Google is expanding testing of experimental 3.5GHz transmitters in the US and is advertising for an engineer to investigate future 5G systems. Hhmmm.

Published onAugust 11, 2016


Google Fiber is a great option for those looking for ultra-fast broadband, but the service currently only covers a small number of locations, it isn’t growing particularly quickly, and it doesn’t help when you’re on the go. Google’s wireless Project Fi, which switches between 3G, 4G, and WiFi connections, is perhaps a more feasible idea to boost consumer data speeds across such a vast country. It appears that the company is planning to expand this idea and is preparing for the arrival of 5G as well.

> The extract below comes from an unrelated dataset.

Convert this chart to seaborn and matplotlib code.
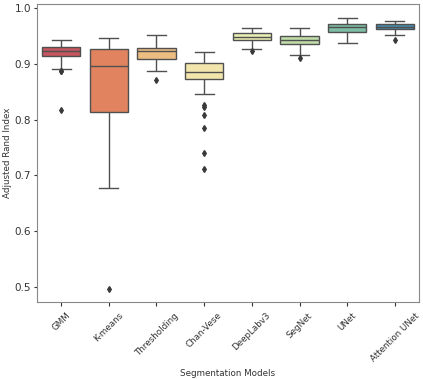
"""Boxplot of Adjusted Rand Index per segmentation model."""
import pandas as pd
import matplotlib
matplotlib.use('Agg')
import matplotlib.pyplot as plt
import seaborn as sns

models = ['GMM', 'K-means', 'Thresholding', 'Chan-Vese',
          'DeepLabv3', 'SegNet', 'UNet', 'Attention UNet']

gmm = [0.817, 0.886, 0.887, 0.891, 0.905, 0.914, 0.916, 0.918, 0.919, 0.921, 0.922,
       0.923, 0.925, 0.926, 0.928, 0.930, 0.932, 0.935, 0.938, 0.940, 0.943]
kmeans = [0.498, 0.678, 0.720, 0.760, 0.790, 0.814, 0.830, 0.850, 0.870, 0.885, 0.896,
          0.905, 0.910, 0.915, 0.920, 0.926, 0.930, 0.935, 0.938, 0.942, 0.945]
thresholding = [0.870, 0.8875, 0.895, 0.900, 0.905, 0.908, 0.911, 0.914, 0.917, 0.920, 0.922,
                0.923, 0.924, 0.925, 0.926, 0.927, 0.930, 0.935, 0.940, 0.945, 0.951]
chan_vese = [0.712, 0.741, 0.784, 0.809, 0.823, 0.826, 0.845, 0.873, 0.875, 0.877, 0.879,
             0.880, 0.882, 0.883, 0.8845, 0.886, 0.888, 0.890, 0.893, 0.896, 0.899,
             0.901, 0.904, 0.907, 0.910, 0.913, 0.916, 0.919, 0.921]
deeplab = [0.923, 0.926, 0.930, 0.935, 0.939, 0.942, 0.943, 0.944, 0.945, 0.946, 0.948,
           0.949, 0.950, 0.951, 0.952, 0.954, 0.956, 0.958, 0.960, 0.962, 0.964]
segnet = [0.9095, 0.9155, 0.920, 0.926, 0.931, 0.935, 0.937, 0.939, 0.940, 0.942, 0.943,
          0.944, 0.945, 0.946, 0.948, 0.950, 0.952, 0.955, 0.958, 0.961, 0.964]
unet = [0.9375, 0.942, 0.946, 0.950, 0.953, 0.956, 0.958, 0.960, 0.962, 0.963, 0.965,
        0.966, 0.967, 0.968, 0.970, 0.971, 0.973, 0.975, 0.977, 0.980, 0.982]
att_unet = [0.942, 0.951, 0.954, 0.957, 0.959, 0.961, 0.962, 0.963, 0.964, 0.965, 0.9655,
            0.966, 0.967, 0.968, 0.969, 0.970, 0.971, 0.972, 0.973, 0.975, 0.976]

scores = [gmm, kmeans, thresholding, chan_vese, deeplab, segnet, unet, att_unet]

rows = []
for name, vals in zip(models, scores):
    for v in vals:
        rows.append({'model': name, 'ari': v})
df = pd.DataFrame(rows)

fig = plt.figure(figsize=(4.23, 3.79), dpi=100)
ax = fig.add_axes([0.088, 0.203, 0.902, 0.786])
sns.boxplot(data=df, x='model', y='ari', hue='model', order=models,
            palette='Spectral', legend=False, ax=ax, width=0.8,
            linewidth=1.0, linecolor='#505050',
            flierprops=dict(marker='d', markersize=3, markerfacecolor='#3a3a3a',
                            markeredgecolor='#3a3a3a'))
ax.set_xlabel('Segmentation Models', fontsize=6.3, color='#333333', labelpad=4)
ax.set_ylabel('Adjusted Rand Index', fontsize=6.3, color='#333333', labelpad=2)
ax.tick_params(axis='y', labelsize=7.5, length=2.5, pad=2, colors='#333333')
ax.tick_params(axis='x', labelsize=6.3, length=3, colors='#333333')
plt.setp(ax.get_xticklabels(), rotation=45)
for s in ax.spines.values():
    s.set_color('#888888')
fig.savefig('out.png', dpi=100)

Lately, Google has been testing out experimental wireless transmissions in the 3.5GHz band in Kansas City, which sits not too far away from the 2.4GHz and 5GHz bands used by WiFi routers. Impressively, the company claims to have surpassed 1Gbps wireless data speeds during its tests, which matches part of the criteria for a 5G network. A recent filing with the FCC reveals that the company is now looking to expand use of its “experimental transmitters” to 24 new US locations, including Utah, Omaha, Nebraska, and Boulder Colorado. Unfortunately for us, this testing is all going to be done internally, for now.

“We are working to test the viability of a wireless network that relies on newly available spectrum … The project is in early stages today, but we hope this technology can one day help deliver more abundant Internet access to consumers.” – Google spokesperson

In addition, Google is now advertising a position for a wireless systems engineer, who’s role will be to investigate mobile wireless technologies for tomorrows markets. The company will be looking at current 4G LTE solutions and the “next generation 5G system.”

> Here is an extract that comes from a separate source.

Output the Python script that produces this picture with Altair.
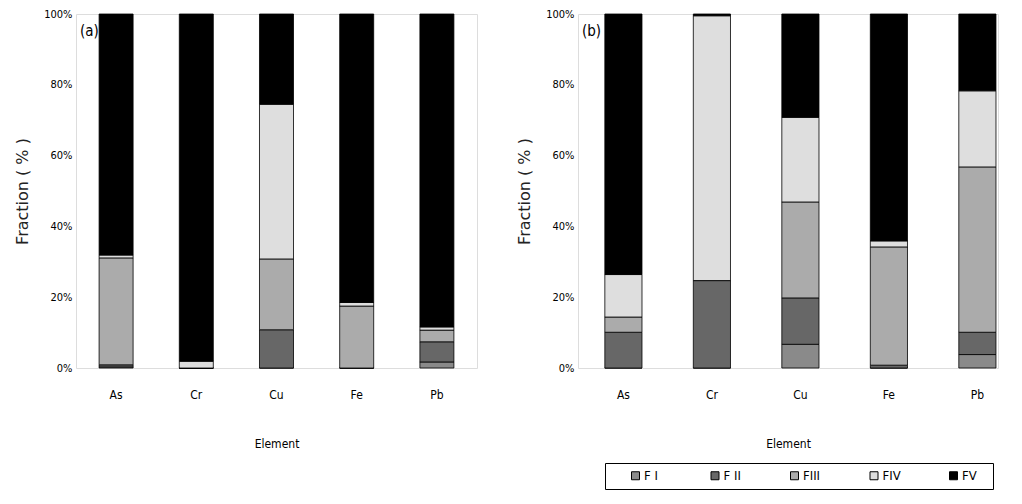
import altair as alt
import pandas as pd

elements = ["As", "Cr", "Cu", "Fe", "Pb"]
fractions = ["F I", "F II", "FIII", "FIV", "FV"]
fill_colors = ["#8a8a8a", "#676767", "#ababab", "#dedede", "#000000"]

# panel (a)
a_FI = [0.3, 0.0, 0.0, 0.0, 1.7]
a_FII = [0.6, 0.0, 10.8, 0.0, 5.7]
a_FIII = [30.2, 0.0, 20.0, 17.5, 3.3]
a_FIV = [0.8, 1.9, 43.7, 1.0, 0.9]
a_FV = [68.1, 98.1, 25.5, 81.5, 88.4]

# panel (b)
b_FI = [0.0, 0.0, 6.7, 0.0, 3.8]
b_FII = [10.1, 24.7, 13.1, 0.8, 6.3]
b_FIII = [4.3, 0.0, 27.1, 33.4, 46.7]
b_FIV = [12.0, 74.8, 23.9, 1.7, 21.5]
b_FV = [73.6, 0.5, 29.2, 64.1, 21.7]

y_ticks = [0, 20, 40, 60, 80, 100]

FONT = "Liberation Sans Narrow, DejaVu Sans Condensed, Liberation Sans, sans-serif"


def make_df(series):
    rows = []
    for k, (fr, vals) in enumerate(zip(fractions, series)):
        for el, v in zip(elements, vals):
            rows.append({"Element": el, "Fraction": fr, "order": k, "value": v})
    return pd.DataFrame(rows)


df_a = make_df([a_FI, a_FII, a_FIII, a_FIV, a_FV])
df_b = make_df([b_FI, b_FII, b_FIII, b_FIV, b_FV])


def panel(df, tag, width, height, x_scale, legend):
    bars = alt.Chart(df).mark_bar(stroke="black", strokeWidth=0.8).encode(
        x=alt.X("Element:N", sort=elements, scale=x_scale,
                axis=alt.Axis(title="Element", labelAngle=0, labelPadding=21,
                              titlePadding=38, ticks=False, domain=False,
                              labelFontSize=12, titleFontSize=12,
                              labelFont=FONT, titleFont=FONT,
                              titleFontWeight="normal", labelColor="black",
                              titleColor="black")),
        y=alt.Y("value:Q", stack="zero",
                scale=alt.Scale(domain=[0, 100], nice=False),
                axis=alt.Axis(title="Fraction ( % )", values=y_ticks,
                              labelExpr="datum.value + '%'", grid=False,
                              ticks=False, domain=False, labelPadding=4,
                              labelFontSize=11, titleFontSize=16,
                              labelFont=FONT, titleFont="DejaVu Sans",
                              titleFontWeight="normal", titlePadding=13,
                              labelColor="black", titleColor="#222222")),
        color=alt.Color("Fraction:N", sort=fractions,
                        scale=alt.Scale(domain=fractions, range=fill_colors),
                        legend=legend),
        order=alt.Order("order:Q", sort="ascending"),
    )
    label = alt.Chart(pd.DataFrame({"t": [tag]})).mark_text(
        align="left", baseline="middle", fontSize=15, font=FONT, color="black"
    ).encode(text="t:N", x=alt.value(4), y=alt.value(17))
    return alt.layer(bars, label).properties(width=width, height=height)


legend_b = alt.Legend(
    title="\u2002", titleOrient="right", titlePadding=10, titleFontSize=13,
    orient="none", legendX=27, legendY=449, direction="horizontal",
    columns=5, symbolType="square", symbolSize=64, symbolStrokeColor="black",
    symbolStrokeWidth=1, labelFontSize=13, labelFont=FONT, labelColor="black",
    strokeColor="black", padding=6, columnPadding=27.5, labelOffset=2,
    symbolOffset=18, gridAlign="all",
)

pa = panel(df_a, "(a)", 401, 354,
           alt.Scale(paddingInner=0.576, paddingOuter=0.288, align=0.5), None)
pb = panel(df_b, "(b)", 420, 354,
           alt.Scale(paddingInner=0.58, paddingOuter=0.163, align=0.93), legend_b)

chart = alt.hconcat(pa, pb, spacing=38).resolve_scale(
    color="independent", x="independent", y="independent"
).properties(
    padding={"left": 6, "top": -1, "right": 2, "bottom": 2}
).configure_view(
    stroke="black", strokeWidth=1
).configure(background="white")

chart.save("out.html", embed_options={"renderer": "svg", "actions": False})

Google’s current experimentation in the 3.5GHz band is much lower in frequency than the spectrum being proposed for use with 5G networks. The FCC recently agreed to open up unlicensed bandwidth between the 64GHz and 71GHz bands for future 5G applications. Even so, aggregating short range WiFi networks with longer range 4G LTE is following a similar path to proposed 5G networks, which should be able to combine both licensed and unlicensed spectra. Project Fi backed by 4G LTE, future short range 5G bands, and fiber optic WiFi certainly sounds promising, if that’s indeed what Google is planning for.

What will 5G look like? MIT reports

Of course none of this guarantees that Google will deploy a 5G network of its own in the future, but the company is conducting research right in the heart of this emerging field.